◆ DATA EXTRACT ◆
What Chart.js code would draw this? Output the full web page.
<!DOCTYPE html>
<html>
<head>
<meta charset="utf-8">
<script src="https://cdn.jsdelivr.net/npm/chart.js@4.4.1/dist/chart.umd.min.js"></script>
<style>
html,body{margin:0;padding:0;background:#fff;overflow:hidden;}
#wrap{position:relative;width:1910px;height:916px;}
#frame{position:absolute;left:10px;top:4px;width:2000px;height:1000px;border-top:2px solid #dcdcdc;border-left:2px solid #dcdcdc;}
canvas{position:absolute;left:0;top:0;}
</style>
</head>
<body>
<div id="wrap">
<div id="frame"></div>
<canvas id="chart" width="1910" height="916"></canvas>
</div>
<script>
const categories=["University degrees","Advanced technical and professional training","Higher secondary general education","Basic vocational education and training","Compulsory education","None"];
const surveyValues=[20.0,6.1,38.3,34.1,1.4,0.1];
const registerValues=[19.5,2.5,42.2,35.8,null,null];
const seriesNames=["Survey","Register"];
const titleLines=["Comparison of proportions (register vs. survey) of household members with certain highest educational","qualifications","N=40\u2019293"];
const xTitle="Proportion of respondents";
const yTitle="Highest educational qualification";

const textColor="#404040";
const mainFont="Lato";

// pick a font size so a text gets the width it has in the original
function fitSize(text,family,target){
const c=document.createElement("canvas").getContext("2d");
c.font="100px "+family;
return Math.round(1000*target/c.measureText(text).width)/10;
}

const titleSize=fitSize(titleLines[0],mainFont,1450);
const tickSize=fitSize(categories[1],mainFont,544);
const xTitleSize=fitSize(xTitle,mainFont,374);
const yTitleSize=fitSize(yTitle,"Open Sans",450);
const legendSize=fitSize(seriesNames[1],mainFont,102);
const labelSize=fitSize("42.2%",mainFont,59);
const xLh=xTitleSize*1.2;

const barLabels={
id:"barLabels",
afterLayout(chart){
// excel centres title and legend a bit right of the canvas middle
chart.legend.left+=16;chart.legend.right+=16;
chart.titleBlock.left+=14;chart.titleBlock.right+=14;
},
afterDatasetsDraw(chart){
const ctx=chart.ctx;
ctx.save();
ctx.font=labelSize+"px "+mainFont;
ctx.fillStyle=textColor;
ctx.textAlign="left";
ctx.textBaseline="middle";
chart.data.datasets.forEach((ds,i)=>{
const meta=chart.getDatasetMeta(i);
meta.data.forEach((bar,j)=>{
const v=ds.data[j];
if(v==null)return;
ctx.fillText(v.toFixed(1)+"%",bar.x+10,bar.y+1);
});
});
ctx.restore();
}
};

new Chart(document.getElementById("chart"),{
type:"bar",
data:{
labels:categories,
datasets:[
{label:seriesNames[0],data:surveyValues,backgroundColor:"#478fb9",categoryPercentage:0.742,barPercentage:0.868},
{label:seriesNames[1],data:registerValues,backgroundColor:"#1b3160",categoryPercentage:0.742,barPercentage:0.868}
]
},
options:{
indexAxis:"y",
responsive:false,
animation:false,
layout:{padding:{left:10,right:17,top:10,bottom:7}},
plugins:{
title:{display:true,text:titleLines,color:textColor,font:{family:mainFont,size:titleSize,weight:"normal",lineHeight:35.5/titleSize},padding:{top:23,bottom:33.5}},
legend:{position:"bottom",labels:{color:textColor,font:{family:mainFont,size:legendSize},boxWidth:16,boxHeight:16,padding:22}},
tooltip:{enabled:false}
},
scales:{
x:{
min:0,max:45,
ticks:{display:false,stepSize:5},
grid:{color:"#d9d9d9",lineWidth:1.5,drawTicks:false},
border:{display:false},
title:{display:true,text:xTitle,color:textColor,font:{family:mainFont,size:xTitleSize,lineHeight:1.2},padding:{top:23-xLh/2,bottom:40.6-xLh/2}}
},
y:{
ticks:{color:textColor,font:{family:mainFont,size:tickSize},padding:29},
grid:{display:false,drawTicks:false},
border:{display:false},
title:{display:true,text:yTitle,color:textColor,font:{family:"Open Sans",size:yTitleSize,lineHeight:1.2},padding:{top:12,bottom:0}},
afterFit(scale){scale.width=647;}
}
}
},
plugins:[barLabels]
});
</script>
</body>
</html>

◆ GIVEN PROBLEM ◆
The whole listing above needs to be written out again exactly.

◆ OUTPUT OF THE EXERCISE ◆
What Chart.js code would draw this? Output the full web page.
<!DOCTYPE html>
<html>
<head>
<meta charset="utf-8">
<script src="https://cdn.jsdelivr.net/npm/chart.js@4.4.1/dist/chart.umd.min.js"></script>
<style>
html,body{margin:0;padding:0;background:#fff;overflow:hidden;}
#wrap{position:relative;width:1910px;height:916px;}
#frame{position:absolute;left:10px;top:4px;width:2000px;height:1000px;border-top:2px solid #dcdcdc;border-left:2px solid #dcdcdc;}
canvas{position:absolute;left:0;top:0;}
</style>
</head>
<body>
<div id="wrap">
<div id="frame"></div>
<canvas id="chart" width="1910" height="916"></canvas>
</div>
<script>
const categories=["University degrees","Advanced technical and professional training","Higher secondary general education","Basic vocational education and training","Compulsory education","None"];
const surveyValues=[20.0,6.1,38.3,34.1,1.4,0.1];
const registerValues=[19.5,2.5,42.2,35.8,null,null];
const seriesNames=["Survey","Register"];
const titleLines=["Comparison of proportions (register vs. survey) of household members with certain highest educational","qualifications","N=40\u2019293"];
const xTitle="Proportion of respondents";
const yTitle="Highest educational qualification";

const textColor="#404040";
const mainFont="Lato";

// pick a font size so a text gets the width it has in the original
function fitSize(text,family,target){
const c=document.createElement("canvas").getContext("2d");
c.font="100px "+family;
return Math.round(1000*target/c.measureText(text).width)/10;
}

const titleSize=fitSize(titleLines[0],mainFont,1450);
const tickSize=fitSize(categories[1],mainFont,544);
const xTitleSize=fitSize(xTitle,mainFont,374);
const yTitleSize=fitSize(yTitle,"Open Sans",450);
const legendSize=fitSize(seriesNames[1],mainFont,102);
const labelSize=fitSize("42.2%",mainFont,59);
const xLh=xTitleSize*1.2;

const barLabels={
id:"barLabels",
afterLayout(chart){
// excel centres title and legend a bit right of the canvas middle
chart.legend.left+=16;chart.legend.right+=16;
chart.titleBlock.left+=14;chart.titleBlock.right+=14;
},
afterDatasetsDraw(chart){
const ctx=chart.ctx;
ctx.save();
ctx.font=labelSize+"px "+mainFont;
ctx.fillStyle=textColor;
ctx.textAlign="left";
ctx.textBaseline="middle";
chart.data.datasets.forEach((ds,i)=>{
const meta=chart.getDatasetMeta(i);
meta.data.forEach((bar,j)=>{
const v=ds.data[j];
if(v==null)return;
ctx.fillText(v.toFixed(1)+"%",bar.x+10,bar.y+1);
});
});
ctx.restore();
}
};

new Chart(document.getElementById("chart"),{
type:"bar",
data:{
labels:categories,
datasets:[
{label:seriesNames[0],data:surveyValues,backgroundColor:"#478fb9",categoryPercentage:0.742,barPercentage:0.868},
{label:seriesNames[1],data:registerValues,backgroundColor:"#1b3160",categoryPercentage:0.742,barPercentage:0.868}
]
},
options:{
indexAxis:"y",
responsive:false,
animation:false,
layout:{padding:{left:10,right:17,top:10,bottom:7}},
plugins:{
title:{display:true,text:titleLines,color:textColor,font:{family:mainFont,size:titleSize,weight:"normal",lineHeight:35.5/titleSize},padding:{top:23,bottom:33.5}},
legend:{position:"bottom",labels:{color:textColor,font:{family:mainFont,size:legendSize},boxWidth:16,boxHeight:16,padding:22}},
tooltip:{enabled:false}
},
scales:{
x:{
min:0,max:45,
ticks:{display:false,stepSize:5},
grid:{color:"#d9d9d9",lineWidth:1.5,drawTicks:false},
border:{display:false},
title:{display:true,text:xTitle,color:textColor,font:{family:mainFont,size:xTitleSize,lineHeight:1.2},padding:{top:23-xLh/2,bottom:40.6-xLh/2}}
},
y:{
ticks:{color:textColor,font:{family:mainFont,size:tickSize},padding:29},
grid:{display:false,drawTicks:false},
border:{display:false},
title:{display:true,text:yTitle,color:textColor,font:{family:"Open Sans",size:yTitleSize,lineHeight:1.2},padding:{top:12,bottom:0}},
afterFit(scale){scale.width=647;}
}
}
},
plugins:[barLabels]
});
</script>
</body>
</html>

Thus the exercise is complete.